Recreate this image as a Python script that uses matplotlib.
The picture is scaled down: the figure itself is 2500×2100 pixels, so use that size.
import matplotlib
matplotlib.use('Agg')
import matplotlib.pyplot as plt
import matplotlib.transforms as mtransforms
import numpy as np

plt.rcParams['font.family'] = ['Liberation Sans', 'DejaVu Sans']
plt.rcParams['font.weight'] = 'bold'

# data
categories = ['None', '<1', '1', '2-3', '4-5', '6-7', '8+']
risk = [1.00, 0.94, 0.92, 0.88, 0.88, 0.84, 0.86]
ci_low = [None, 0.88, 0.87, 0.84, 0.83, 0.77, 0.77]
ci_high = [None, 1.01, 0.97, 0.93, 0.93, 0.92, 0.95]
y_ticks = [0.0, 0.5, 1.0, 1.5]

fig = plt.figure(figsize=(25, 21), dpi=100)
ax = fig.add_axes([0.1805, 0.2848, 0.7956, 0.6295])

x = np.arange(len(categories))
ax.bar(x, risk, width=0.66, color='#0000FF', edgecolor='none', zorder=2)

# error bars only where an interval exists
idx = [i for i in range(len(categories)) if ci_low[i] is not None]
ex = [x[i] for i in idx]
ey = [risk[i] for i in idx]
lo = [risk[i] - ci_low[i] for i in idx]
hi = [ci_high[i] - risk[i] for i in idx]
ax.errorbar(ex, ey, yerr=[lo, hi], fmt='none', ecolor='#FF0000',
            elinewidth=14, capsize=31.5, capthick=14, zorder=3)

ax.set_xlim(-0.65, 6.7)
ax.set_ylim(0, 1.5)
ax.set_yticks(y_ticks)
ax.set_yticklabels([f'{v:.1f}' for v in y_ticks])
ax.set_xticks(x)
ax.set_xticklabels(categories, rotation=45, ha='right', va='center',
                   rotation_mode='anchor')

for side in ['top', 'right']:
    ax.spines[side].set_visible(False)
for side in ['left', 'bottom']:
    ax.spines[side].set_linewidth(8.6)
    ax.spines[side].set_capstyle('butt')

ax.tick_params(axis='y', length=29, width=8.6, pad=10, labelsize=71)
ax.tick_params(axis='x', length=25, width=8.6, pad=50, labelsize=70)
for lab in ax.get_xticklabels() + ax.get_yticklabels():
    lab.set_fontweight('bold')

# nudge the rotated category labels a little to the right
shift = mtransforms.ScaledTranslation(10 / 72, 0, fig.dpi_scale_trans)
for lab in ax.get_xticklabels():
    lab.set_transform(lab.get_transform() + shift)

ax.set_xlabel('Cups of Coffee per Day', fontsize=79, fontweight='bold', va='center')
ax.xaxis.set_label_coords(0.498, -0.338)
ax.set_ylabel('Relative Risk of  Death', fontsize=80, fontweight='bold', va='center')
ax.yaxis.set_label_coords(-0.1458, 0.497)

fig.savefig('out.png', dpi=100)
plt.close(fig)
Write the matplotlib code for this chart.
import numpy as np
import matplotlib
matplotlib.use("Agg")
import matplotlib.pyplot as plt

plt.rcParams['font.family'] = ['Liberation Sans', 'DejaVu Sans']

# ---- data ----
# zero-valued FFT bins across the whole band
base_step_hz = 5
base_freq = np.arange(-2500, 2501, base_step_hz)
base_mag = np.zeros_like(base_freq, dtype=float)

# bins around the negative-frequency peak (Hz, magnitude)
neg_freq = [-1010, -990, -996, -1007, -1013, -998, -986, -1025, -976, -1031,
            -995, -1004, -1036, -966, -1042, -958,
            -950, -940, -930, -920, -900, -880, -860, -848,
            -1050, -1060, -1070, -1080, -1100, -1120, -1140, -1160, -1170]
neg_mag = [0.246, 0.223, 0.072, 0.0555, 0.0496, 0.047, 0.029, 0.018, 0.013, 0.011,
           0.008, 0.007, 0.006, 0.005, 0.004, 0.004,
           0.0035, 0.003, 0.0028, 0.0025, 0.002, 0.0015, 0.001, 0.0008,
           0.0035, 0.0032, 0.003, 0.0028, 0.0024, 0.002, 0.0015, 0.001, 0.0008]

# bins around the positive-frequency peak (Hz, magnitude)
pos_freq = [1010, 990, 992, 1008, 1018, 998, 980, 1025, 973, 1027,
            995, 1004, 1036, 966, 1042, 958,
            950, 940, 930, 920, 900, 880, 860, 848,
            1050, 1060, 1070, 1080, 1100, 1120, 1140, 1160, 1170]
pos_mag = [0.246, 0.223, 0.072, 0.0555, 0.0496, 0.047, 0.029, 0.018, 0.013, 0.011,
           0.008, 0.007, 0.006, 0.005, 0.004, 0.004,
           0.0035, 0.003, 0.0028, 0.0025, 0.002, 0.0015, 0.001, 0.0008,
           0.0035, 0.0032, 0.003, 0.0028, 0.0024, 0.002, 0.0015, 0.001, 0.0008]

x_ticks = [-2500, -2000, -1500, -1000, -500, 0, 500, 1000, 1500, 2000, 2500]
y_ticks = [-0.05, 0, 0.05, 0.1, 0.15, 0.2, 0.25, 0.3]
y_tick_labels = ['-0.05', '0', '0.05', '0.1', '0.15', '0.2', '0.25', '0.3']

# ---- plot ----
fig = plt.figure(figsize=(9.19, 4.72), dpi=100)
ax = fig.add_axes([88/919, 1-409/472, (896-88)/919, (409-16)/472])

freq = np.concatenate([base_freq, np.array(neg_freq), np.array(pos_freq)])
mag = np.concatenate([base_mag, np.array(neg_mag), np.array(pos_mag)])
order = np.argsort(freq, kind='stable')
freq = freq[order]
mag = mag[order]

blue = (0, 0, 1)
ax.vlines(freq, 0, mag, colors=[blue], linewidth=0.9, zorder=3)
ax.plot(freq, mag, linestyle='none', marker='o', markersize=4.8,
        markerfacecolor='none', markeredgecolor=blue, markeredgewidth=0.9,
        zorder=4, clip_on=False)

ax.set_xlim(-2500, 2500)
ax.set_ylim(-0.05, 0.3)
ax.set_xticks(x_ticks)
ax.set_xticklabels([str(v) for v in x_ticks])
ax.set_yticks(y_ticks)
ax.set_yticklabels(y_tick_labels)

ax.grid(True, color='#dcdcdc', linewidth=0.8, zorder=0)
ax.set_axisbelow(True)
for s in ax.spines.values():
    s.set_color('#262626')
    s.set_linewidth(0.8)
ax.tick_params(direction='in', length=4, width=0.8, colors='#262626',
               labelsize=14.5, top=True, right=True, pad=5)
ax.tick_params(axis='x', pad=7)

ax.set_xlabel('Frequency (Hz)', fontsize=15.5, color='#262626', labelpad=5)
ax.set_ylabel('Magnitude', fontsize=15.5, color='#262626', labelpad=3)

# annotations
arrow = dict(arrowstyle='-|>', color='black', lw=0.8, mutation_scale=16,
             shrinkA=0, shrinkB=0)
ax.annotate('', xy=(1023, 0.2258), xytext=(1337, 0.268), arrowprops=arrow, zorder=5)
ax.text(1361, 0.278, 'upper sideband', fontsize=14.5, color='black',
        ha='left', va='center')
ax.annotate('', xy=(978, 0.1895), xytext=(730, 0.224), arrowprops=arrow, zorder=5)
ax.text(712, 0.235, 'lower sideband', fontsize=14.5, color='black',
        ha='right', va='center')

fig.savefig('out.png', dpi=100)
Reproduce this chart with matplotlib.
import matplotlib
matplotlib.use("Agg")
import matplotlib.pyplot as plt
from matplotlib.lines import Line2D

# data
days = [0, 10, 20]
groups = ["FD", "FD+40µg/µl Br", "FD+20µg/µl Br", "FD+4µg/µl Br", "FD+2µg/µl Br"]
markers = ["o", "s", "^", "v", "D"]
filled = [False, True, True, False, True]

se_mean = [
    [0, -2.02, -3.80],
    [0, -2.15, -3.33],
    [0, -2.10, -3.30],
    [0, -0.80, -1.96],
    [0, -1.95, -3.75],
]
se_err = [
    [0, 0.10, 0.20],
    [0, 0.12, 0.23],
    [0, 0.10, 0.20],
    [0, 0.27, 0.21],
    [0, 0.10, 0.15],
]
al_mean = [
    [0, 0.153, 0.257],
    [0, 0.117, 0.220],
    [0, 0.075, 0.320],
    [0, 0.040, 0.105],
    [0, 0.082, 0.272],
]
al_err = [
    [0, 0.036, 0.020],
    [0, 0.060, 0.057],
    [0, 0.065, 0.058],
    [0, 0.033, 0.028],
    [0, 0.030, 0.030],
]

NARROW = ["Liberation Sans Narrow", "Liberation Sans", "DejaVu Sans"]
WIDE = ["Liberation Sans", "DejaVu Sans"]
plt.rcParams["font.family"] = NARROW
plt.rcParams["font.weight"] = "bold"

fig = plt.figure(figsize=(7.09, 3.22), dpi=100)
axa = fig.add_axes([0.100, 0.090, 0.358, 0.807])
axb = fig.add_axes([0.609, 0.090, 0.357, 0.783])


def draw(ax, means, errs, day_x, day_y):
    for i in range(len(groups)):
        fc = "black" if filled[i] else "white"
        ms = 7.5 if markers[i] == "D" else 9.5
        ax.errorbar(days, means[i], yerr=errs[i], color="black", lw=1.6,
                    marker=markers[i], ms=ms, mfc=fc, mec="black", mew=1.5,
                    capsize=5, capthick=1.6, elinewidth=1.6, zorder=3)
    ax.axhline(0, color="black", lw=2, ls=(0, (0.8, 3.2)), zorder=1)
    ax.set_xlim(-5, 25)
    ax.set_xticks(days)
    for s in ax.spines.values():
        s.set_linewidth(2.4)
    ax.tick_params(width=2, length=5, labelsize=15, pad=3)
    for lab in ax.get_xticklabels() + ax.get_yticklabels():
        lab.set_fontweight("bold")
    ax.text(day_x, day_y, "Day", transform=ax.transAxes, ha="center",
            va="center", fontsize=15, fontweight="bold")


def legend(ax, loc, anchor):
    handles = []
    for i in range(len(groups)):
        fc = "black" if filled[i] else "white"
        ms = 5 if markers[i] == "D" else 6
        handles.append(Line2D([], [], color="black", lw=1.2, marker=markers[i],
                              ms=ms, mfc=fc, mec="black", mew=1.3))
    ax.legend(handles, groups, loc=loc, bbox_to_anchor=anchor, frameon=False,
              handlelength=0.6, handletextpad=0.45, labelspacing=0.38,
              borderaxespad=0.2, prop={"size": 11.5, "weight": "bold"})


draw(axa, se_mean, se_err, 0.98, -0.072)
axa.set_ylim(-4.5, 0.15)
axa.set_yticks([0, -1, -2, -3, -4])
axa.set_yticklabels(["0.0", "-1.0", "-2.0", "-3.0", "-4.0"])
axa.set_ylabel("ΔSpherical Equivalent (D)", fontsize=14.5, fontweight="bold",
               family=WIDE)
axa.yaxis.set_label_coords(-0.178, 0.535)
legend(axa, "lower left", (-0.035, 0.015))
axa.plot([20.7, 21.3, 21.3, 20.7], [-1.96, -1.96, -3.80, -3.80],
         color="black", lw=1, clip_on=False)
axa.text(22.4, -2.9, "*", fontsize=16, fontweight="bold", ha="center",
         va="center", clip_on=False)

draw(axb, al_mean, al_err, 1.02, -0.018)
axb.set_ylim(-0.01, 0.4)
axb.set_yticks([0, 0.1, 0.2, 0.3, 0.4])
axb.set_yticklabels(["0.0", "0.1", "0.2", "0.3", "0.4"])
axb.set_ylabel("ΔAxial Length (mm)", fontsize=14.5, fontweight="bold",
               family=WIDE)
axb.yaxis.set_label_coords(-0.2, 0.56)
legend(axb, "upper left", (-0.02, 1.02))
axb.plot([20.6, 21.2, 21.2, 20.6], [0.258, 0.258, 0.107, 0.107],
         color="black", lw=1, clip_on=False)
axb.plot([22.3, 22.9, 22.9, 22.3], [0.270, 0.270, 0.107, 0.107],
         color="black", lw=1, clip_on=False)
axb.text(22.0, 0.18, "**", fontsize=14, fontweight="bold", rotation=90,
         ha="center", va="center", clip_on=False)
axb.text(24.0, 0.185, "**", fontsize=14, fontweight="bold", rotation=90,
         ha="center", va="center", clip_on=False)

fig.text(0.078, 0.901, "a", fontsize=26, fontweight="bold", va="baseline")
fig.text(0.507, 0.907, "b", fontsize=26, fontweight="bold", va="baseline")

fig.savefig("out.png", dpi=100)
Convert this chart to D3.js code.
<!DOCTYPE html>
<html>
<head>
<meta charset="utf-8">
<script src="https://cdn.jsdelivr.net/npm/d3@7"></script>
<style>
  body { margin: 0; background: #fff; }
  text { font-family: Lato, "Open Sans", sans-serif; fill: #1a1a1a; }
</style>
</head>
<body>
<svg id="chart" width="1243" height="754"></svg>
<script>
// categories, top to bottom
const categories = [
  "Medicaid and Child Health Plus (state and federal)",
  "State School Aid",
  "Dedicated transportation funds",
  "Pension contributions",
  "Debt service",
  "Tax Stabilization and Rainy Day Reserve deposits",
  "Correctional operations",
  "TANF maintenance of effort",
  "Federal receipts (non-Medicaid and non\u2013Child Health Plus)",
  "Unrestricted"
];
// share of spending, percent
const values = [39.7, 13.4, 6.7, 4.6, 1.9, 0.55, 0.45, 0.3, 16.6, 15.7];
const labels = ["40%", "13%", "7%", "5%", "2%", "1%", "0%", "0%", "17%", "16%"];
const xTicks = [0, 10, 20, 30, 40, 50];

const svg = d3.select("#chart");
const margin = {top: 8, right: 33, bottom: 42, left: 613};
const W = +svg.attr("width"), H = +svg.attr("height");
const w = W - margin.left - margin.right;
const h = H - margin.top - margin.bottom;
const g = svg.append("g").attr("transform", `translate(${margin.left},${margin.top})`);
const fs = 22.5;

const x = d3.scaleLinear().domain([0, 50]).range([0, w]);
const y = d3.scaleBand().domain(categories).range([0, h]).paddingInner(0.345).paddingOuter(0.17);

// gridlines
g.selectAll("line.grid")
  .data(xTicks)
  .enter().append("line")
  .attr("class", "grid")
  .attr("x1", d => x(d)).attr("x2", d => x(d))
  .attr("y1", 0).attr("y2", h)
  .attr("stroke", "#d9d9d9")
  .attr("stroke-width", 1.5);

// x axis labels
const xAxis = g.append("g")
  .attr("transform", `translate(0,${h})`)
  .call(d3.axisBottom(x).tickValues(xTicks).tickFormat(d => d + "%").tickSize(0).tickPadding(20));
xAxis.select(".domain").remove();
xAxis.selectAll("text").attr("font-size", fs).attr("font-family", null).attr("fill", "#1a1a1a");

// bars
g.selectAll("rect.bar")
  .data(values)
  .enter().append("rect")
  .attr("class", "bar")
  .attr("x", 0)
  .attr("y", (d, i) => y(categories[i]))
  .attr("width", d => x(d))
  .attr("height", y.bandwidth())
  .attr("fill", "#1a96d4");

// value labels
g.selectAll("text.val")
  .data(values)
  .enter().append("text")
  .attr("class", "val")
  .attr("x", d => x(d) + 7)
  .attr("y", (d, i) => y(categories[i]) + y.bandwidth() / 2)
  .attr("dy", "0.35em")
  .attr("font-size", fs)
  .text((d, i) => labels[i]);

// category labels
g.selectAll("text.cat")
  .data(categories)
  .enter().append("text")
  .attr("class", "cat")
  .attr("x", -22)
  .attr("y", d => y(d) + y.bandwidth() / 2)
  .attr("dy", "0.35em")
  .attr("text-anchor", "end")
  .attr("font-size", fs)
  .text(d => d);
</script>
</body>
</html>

* **Set task**
Extract exactly and only these lines: the line containing "Reproduce this chart with matplotlib.", the line containing "axb = fig.add_axes([0.609, 0.090, 0.357, 0.783])", and every line between them.

* **Full solution**
Reproduce this chart with matplotlib.
import matplotlib
matplotlib.use("Agg")
import matplotlib.pyplot as plt
from matplotlib.lines import Line2D

# data
days = [0, 10, 20]
groups = ["FD", "FD+40µg/µl Br", "FD+20µg/µl Br", "FD+4µg/µl Br", "FD+2µg/µl Br"]
markers = ["o", "s", "^", "v", "D"]
filled = [False, True, True, False, True]

se_mean = [
    [0, -2.02, -3.80],
    [0, -2.15, -3.33],
    [0, -2.10, -3.30],
    [0, -0.80, -1.96],
    [0, -1.95, -3.75],
]
se_err = [
    [0, 0.10, 0.20],
    [0, 0.12, 0.23],
    [0, 0.10, 0.20],
    [0, 0.27, 0.21],
    [0, 0.10, 0.15],
]
al_mean = [
    [0, 0.153, 0.257],
    [0, 0.117, 0.220],
    [0, 0.075, 0.320],
    [0, 0.040, 0.105],
    [0, 0.082, 0.272],
]
al_err = [
    [0, 0.036, 0.020],
    [0, 0.060, 0.057],
    [0, 0.065, 0.058],
    [0, 0.033, 0.028],
    [0, 0.030, 0.030],
]

NARROW = ["Liberation Sans Narrow", "Liberation Sans", "DejaVu Sans"]
WIDE = ["Liberation Sans", "DejaVu Sans"]
plt.rcParams["font.family"] = NARROW
plt.rcParams["font.weight"] = "bold"

fig = plt.figure(figsize=(7.09, 3.22), dpi=100)
axa = fig.add_axes([0.100, 0.090, 0.358, 0.807])
axb = fig.add_axes([0.609, 0.090, 0.357, 0.783])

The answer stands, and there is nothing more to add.